How can I use features in statsforecast (e.g. moving average, lags, user defined function)?
fcst = StatsForecast(
m4_daily_train,
models = [(auto_arima,7)],
freq = 'D',
n_jobs = min(len(m4_daily_train.index.unique()),cpu_count())
)
Or is it possible to create the features on my own in a previous step in pandas and use then the total feature table in the fitting like...
df['lag1'] = df['y'].shift(1)
df['day'] = df['timestamp'].dt.day
fcst = StatsForecast(
df,
models = [(auto_arima,7)],
freq = 'D',
n_jobs = min(len(m4_daily_train.index.unique()),cpu_count())
)
You can use exogenous variables in the statsforecast
by passing the training dataset which includes unique_id
, ds
, y
, and exogenous
variables, and the testing dataset which includes unique_id
, ds
, and future exogenous
variable in the forecast
step. For more information about Exogenous Regressors, you can find from official documentation
from datasetsforecast.m5 import M5
from statsforecast import StatsForecast
from statsforecast.models import AutoARIMA
Y_df, X_df, *_ = M5.load('./data')
# Filter data
Y_ts = Y_df[Y_df['unique_id'] == 'FOODS_3_586_CA_3'].reset_index(drop = True)

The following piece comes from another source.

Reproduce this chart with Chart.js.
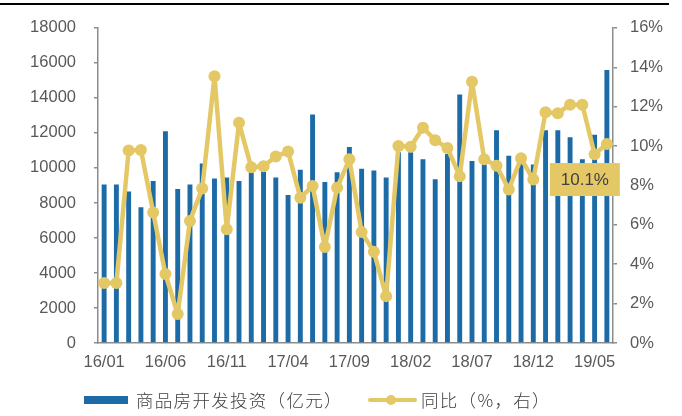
<!DOCTYPE html>
<html>
<head>
<meta charset="utf-8">
<script src="https://cdn.jsdelivr.net/npm/chart.js@4.4.1/dist/chart.umd.min.js"></script>
<style>
  html, body { margin: 0; padding: 0; background: #fff; }
  #wrap { position: relative; width: 682px; height: 416px; overflow: hidden; }
  #topline { position: absolute; left: 0; top: 3px; width: 669px; height: 2px; background: #000; }
  canvas { position: absolute; left: 0; top: 0; }
  .leg { position: absolute; top: 387px; height: 26px; line-height: 26px; font-family: "Noto Sans CJK SC", "Noto Sans", sans-serif; font-weight: 300; font-size: 17.5px; letter-spacing: 1.3px; color: #404040; white-space: nowrap; }
  #legBarBox { position: absolute; left: 84px; top: 396px; width: 44px; height: 8px; background: #1C6BA6; }
  #legLine { position: absolute; left: 368px; top: 398px; width: 49px; height: 4px; background: #E5C866; border-radius: 2px; }
  #legDot { position: absolute; left: 386px; top: 395px; width: 10px; height: 10px; background: #E5C866; border-radius: 50%; }
</style>
</head>
<body>
<div id="wrap">
  <canvas id="c" width="682" height="416"></canvas>
  <div id="topline"></div>
  <div id="legBarBox"></div>
  <div class="leg" style="left:136px;">商品房开发投资（亿元）</div>
  <div id="legLine"></div>
  <div id="legDot"></div>
  <div class="leg" style="left:421px;">同比（%，右）</div>
</div>
<script>
const categories = [
  '16/01','16/02','16/03','16/04','16/05','16/06','16/07','16/08','16/09','16/10','16/11','16/12',
  '17/01','17/02','17/03','17/04','17/05','17/06','17/07','17/08','17/09','17/10','17/11','17/12',
  '18/01','18/02','18/03','18/04','18/05','18/06','18/07','18/08','18/09','18/10','18/11','18/12',
  '19/01','19/02','19/03','19/04','19/05','19/06'
];
const investment = [
  9050, 9050, 8650, 7750, 9250, 12100, 8800, 9050, 10250, 9400, 9450, 9250,
  9800, 9800, 9450, 8450, 9900, 13050, 9200, 9750, 11200, 9950, 9850, 9450,
  10900, 10900, 10500, 9350, 10800, 14200, 10400, 10300, 12150, 10700, 10300, 10200,
  12150, 12150, 11750, 10500, 11900, 15600
];
const yoy = [
  3.05, 3.05, 9.77, 9.8, 6.63, 3.5, 1.47, 6.2, 7.85, 13.55, 5.77, 11.18,
  8.92, 8.97, 9.47, 9.72, 7.38, 7.97, 4.88, 7.88, 9.33, 5.63, 4.63, 2.38,
  10.0, 9.97, 10.93, 10.3, 9.9, 8.47, 13.27, 9.33, 9.0, 7.8, 9.38, 8.3,
  11.72, 11.67, 12.1, 12.1, 9.58, 10.1
];
const leftTicks = { min: 0, max: 18000, step: 2000 };
const rightTicks = { min: 0, max: 16, step: 2 };
const calloutText = '10.1%';

const BLUE = '#1C6BA6';
const GOLD = '#E5C866';
const TICK_COLOR = '#595959';
const AXIS_COLOR = '#8C8C8C';
const tickFont = { family: '"Liberation Sans", Arial, sans-serif', size: 16.5 };

const callout = {
  id: 'callout',
  afterDatasetsDraw(chart) {
    const { ctx, scales } = chart;
    const lastIdx = yoy.length - 1;
    const cx = scales.x.getPixelForValue(lastIdx) - 22;
    const cy = scales.y1.getPixelForValue(8.3);
    const w = 70, h = 33;
    ctx.save();
    ctx.fillStyle = GOLD;
    ctx.fillRect(cx - w / 2, cy - h / 2, w, h);
    ctx.fillStyle = '#404040';
    ctx.font = '17px "Liberation Sans", Arial, sans-serif';
    ctx.textAlign = 'center';
    ctx.textBaseline = 'middle';
    ctx.fillText(calloutText, cx, cy + 1);
    ctx.restore();
  }
};

new Chart(document.getElementById('c'), {
  data: {
    labels: categories,
    datasets: [
      {
        type: 'line',
        label: '同比（%，右）',
        data: yoy,
        yAxisID: 'y1',
        borderColor: GOLD,
        backgroundColor: GOLD,
        borderWidth: 4.5,
        borderJoinStyle: 'round',
        borderCapStyle: 'round',
        pointRadius: 6,
        pointBackgroundColor: GOLD,
        pointBorderWidth: 0,
        tension: 0,
        order: 0
      },
      {
        type: 'bar',
        label: '商品房开发投资（亿元）',
        data: investment,
        yAxisID: 'y',
        backgroundColor: BLUE,
        barPercentage: 0.4,
        categoryPercentage: 1.0,
        order: 1
      }
    ]
  },
  options: {
    responsive: false,
    animation: false,
    devicePixelRatio: 1,
    layout: { padding: { top: 23, left: 0, right: 0, bottom: 0 } },
    plugins: { legend: { display: false }, tooltip: { enabled: false } },
    scales: {
      x: {
        grid: { display: false, drawTicks: false },
        border: { display: true, color: AXIS_COLOR, width: 1.5 },
        ticks: {
          autoSkip: false,
          maxRotation: 0,
          minRotation: 0,
          padding: 10,
          color: TICK_COLOR,
          font: tickFont,
          callback: (v, i) => (i % 5 === 0 ? categories[i] : '')
        },
        afterFit: (s) => { s.height = 73; }
      },
      y: {
        position: 'left',
        min: leftTicks.min,
        max: leftTicks.max,
        grid: { drawOnChartArea: false, drawTicks: true, tickLength: 4, color: AXIS_COLOR, lineWidth: 1.5 },
        border: { display: true, color: AXIS_COLOR, width: 1.5 },
        ticks: { stepSize: leftTicks.step, padding: 18, color: TICK_COLOR, font: tickFont, callback: (v) => String(v) },
        afterFit: (s) => { s.width = 98; }
      },
      y1: {
        position: 'right',
        min: rightTicks.min,
        max: rightTicks.max,
        grid: { drawOnChartArea: false, drawTicks: true, tickLength: 4, color: AXIS_COLOR, lineWidth: 1.5 },
        border: { display: true, color: AXIS_COLOR, width: 1.5 },
        ticks: { stepSize: rightTicks.step, padding: 13, color: TICK_COLOR, font: tickFont, callback: (v) => v + '%' },
        afterFit: (s) => { s.width = 69; }
      }
    }
  },
  plugins: [callout]
});
</script>
</body>
</html>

X_ts = X_df[X_df['unique_id'] == 'FOODS_3_586_CA_3'].reset_index(drop = True)
X_ts = X_ts[['unique_id', 'ds', 'sell_price', 'snap_CA']]
X_ts['unique_id'] = X_ts.unique_id.astype(str)
# Extract dates for train and test set
dates = Y_df['ds'].unique()
dtrain = dates[:-28]
dtest = dates[-28:]
Y_train = Y_ts.query('ds in @dtrain')
Y_test = Y_ts.query('ds in @dtest')
X_train = X_ts.query('ds in @dtrain')
X_test = X_ts.query('ds in @dtest')
# Add exogenous regressors
train = Y_train.merge(X_ts, how = 'left', on = ['unique_id', 'ds'])
models = [AutoARIMA(season_length = 7)]
sf = StatsForecast(
models=models,
freq='D',
n_jobs=-1
)
fcst = sf.forecast(df=train, h=28, X_df=X_test, level=[95])
fcst = fcst.reset_index()
fcst.head()